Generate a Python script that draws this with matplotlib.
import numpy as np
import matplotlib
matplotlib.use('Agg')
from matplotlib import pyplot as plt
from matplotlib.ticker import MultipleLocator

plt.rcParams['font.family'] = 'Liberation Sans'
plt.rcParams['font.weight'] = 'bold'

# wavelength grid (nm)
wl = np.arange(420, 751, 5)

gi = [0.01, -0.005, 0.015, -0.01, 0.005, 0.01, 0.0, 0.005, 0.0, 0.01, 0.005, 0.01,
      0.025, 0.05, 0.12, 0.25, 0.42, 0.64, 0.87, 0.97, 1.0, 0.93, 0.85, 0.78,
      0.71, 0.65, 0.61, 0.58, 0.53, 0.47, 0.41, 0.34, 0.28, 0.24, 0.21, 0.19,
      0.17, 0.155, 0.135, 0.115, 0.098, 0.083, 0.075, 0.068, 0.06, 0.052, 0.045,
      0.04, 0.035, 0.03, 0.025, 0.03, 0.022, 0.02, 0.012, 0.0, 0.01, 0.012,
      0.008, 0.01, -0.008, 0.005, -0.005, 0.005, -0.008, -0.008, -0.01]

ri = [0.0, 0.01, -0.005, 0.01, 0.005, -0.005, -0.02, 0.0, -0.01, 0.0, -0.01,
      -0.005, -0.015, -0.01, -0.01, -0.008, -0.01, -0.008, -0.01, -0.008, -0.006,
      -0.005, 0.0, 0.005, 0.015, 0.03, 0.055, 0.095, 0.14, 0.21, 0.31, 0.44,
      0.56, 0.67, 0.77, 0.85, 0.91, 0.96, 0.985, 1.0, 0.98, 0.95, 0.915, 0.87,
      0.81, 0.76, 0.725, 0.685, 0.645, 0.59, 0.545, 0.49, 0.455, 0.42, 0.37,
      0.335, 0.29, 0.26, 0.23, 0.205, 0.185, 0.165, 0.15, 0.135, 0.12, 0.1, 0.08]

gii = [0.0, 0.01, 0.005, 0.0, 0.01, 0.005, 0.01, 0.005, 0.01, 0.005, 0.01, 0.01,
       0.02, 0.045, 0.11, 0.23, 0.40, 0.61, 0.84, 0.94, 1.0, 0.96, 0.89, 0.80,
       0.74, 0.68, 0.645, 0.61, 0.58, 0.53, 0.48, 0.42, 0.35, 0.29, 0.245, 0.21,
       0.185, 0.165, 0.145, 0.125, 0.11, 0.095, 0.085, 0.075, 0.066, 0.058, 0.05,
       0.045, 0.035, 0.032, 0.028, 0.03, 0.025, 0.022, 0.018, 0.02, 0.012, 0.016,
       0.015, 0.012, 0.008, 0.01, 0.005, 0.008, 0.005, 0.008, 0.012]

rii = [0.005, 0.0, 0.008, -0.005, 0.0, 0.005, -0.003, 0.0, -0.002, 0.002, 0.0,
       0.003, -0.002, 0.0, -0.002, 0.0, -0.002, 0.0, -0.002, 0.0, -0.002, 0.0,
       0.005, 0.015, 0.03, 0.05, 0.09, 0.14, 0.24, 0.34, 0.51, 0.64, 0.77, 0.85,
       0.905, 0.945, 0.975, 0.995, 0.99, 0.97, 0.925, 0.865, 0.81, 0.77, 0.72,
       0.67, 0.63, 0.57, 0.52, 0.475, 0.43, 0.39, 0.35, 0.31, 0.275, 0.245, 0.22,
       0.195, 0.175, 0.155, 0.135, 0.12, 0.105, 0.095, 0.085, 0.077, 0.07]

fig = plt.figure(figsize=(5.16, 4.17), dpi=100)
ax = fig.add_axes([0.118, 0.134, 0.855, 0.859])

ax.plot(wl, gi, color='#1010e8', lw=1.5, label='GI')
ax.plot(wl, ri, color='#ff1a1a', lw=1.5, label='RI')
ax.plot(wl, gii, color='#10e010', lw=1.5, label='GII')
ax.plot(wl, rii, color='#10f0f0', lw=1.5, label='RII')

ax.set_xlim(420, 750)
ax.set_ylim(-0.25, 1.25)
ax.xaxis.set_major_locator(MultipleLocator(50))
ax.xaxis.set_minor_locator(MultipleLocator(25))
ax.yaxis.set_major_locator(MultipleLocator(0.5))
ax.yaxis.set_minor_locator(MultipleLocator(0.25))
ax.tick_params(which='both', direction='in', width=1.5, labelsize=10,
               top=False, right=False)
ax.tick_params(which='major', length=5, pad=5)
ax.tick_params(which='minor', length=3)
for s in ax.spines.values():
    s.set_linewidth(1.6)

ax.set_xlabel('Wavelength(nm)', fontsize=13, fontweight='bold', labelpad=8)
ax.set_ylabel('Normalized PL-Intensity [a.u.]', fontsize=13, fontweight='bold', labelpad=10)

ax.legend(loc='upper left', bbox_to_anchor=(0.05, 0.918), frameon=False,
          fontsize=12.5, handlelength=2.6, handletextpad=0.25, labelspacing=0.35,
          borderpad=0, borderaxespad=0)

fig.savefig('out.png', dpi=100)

• Aim
Give back the whole listing exactly as it reads.

• Written answer
Generate a Python script that draws this with matplotlib.
import numpy as np
import matplotlib
matplotlib.use('Agg')
from matplotlib import pyplot as plt
from matplotlib.ticker import MultipleLocator

plt.rcParams['font.family'] = 'Liberation Sans'
plt.rcParams['font.weight'] = 'bold'

# wavelength grid (nm)
wl = np.arange(420, 751, 5)

gi = [0.01, -0.005, 0.015, -0.01, 0.005, 0.01, 0.0, 0.005, 0.0, 0.01, 0.005, 0.01,
      0.025, 0.05, 0.12, 0.25, 0.42, 0.64, 0.87, 0.97, 1.0, 0.93, 0.85, 0.78,
      0.71, 0.65, 0.61, 0.58, 0.53, 0.47, 0.41, 0.34, 0.28, 0.24, 0.21, 0.19,
      0.17, 0.155, 0.135, 0.115, 0.098, 0.083, 0.075, 0.068, 0.06, 0.052, 0.045,
      0.04, 0.035, 0.03, 0.025, 0.03, 0.022, 0.02, 0.012, 0.0, 0.01, 0.012,
      0.008, 0.01, -0.008, 0.005, -0.005, 0.005, -0.008, -0.008, -0.01]

ri = [0.0, 0.01, -0.005, 0.01, 0.005, -0.005, -0.02, 0.0, -0.01, 0.0, -0.01,
      -0.005, -0.015, -0.01, -0.01, -0.008, -0.01, -0.008, -0.01, -0.008, -0.006,
      -0.005, 0.0, 0.005, 0.015, 0.03, 0.055, 0.095, 0.14, 0.21, 0.31, 0.44,
      0.56, 0.67, 0.77, 0.85, 0.91, 0.96, 0.985, 1.0, 0.98, 0.95, 0.915, 0.87,
      0.81, 0.76, 0.725, 0.685, 0.645, 0.59, 0.545, 0.49, 0.455, 0.42, 0.37,
      0.335, 0.29, 0.26, 0.23, 0.205, 0.185, 0.165, 0.15, 0.135, 0.12, 0.1, 0.08]

gii = [0.0, 0.01, 0.005, 0.0, 0.01, 0.005, 0.01, 0.005, 0.01, 0.005, 0.01, 0.01,
       0.02, 0.045, 0.11, 0.23, 0.40, 0.61, 0.84, 0.94, 1.0, 0.96, 0.89, 0.80,
       0.74, 0.68, 0.645, 0.61, 0.58, 0.53, 0.48, 0.42, 0.35, 0.29, 0.245, 0.21,
       0.185, 0.165, 0.145, 0.125, 0.11, 0.095, 0.085, 0.075, 0.066, 0.058, 0.05,
       0.045, 0.035, 0.032, 0.028, 0.03, 0.025, 0.022, 0.018, 0.02, 0.012, 0.016,
       0.015, 0.012, 0.008, 0.01, 0.005, 0.008, 0.005, 0.008, 0.012]

rii = [0.005, 0.0, 0.008, -0.005, 0.0, 0.005, -0.003, 0.0, -0.002, 0.002, 0.0,
       0.003, -0.002, 0.0, -0.002, 0.0, -0.002, 0.0, -0.002, 0.0, -0.002, 0.0,
       0.005, 0.015, 0.03, 0.05, 0.09, 0.14, 0.24, 0.34, 0.51, 0.64, 0.77, 0.85,
       0.905, 0.945, 0.975, 0.995, 0.99, 0.97, 0.925, 0.865, 0.81, 0.77, 0.72,
       0.67, 0.63, 0.57, 0.52, 0.475, 0.43, 0.39, 0.35, 0.31, 0.275, 0.245, 0.22,
       0.195, 0.175, 0.155, 0.135, 0.12, 0.105, 0.095, 0.085, 0.077, 0.07]

fig = plt.figure(figsize=(5.16, 4.17), dpi=100)
ax = fig.add_axes([0.118, 0.134, 0.855, 0.859])

ax.plot(wl, gi, color='#1010e8', lw=1.5, label='GI')
ax.plot(wl, ri, color='#ff1a1a', lw=1.5, label='RI')
ax.plot(wl, gii, color='#10e010', lw=1.5, label='GII')
ax.plot(wl, rii, color='#10f0f0', lw=1.5, label='RII')

ax.set_xlim(420, 750)
ax.set_ylim(-0.25, 1.25)
ax.xaxis.set_major_locator(MultipleLocator(50))
ax.xaxis.set_minor_locator(MultipleLocator(25))
ax.yaxis.set_major_locator(MultipleLocator(0.5))
ax.yaxis.set_minor_locator(MultipleLocator(0.25))
ax.tick_params(which='both', direction='in', width=1.5, labelsize=10,
               top=False, right=False)
ax.tick_params(which='major', length=5, pad=5)
ax.tick_params(which='minor', length=3)
for s in ax.spines.values():
    s.set_linewidth(1.6)

ax.set_xlabel('Wavelength(nm)', fontsize=13, fontweight='bold', labelpad=8)
ax.set_ylabel('Normalized PL-Intensity [a.u.]', fontsize=13, fontweight='bold', labelpad=10)

ax.legend(loc='upper left', bbox_to_anchor=(0.05, 0.918), frameon=False,
          fontsize=12.5, handlelength=2.6, handletextpad=0.25, labelspacing=0.35,
          borderpad=0, borderaxespad=0)

fig.savefig('out.png', dpi=100)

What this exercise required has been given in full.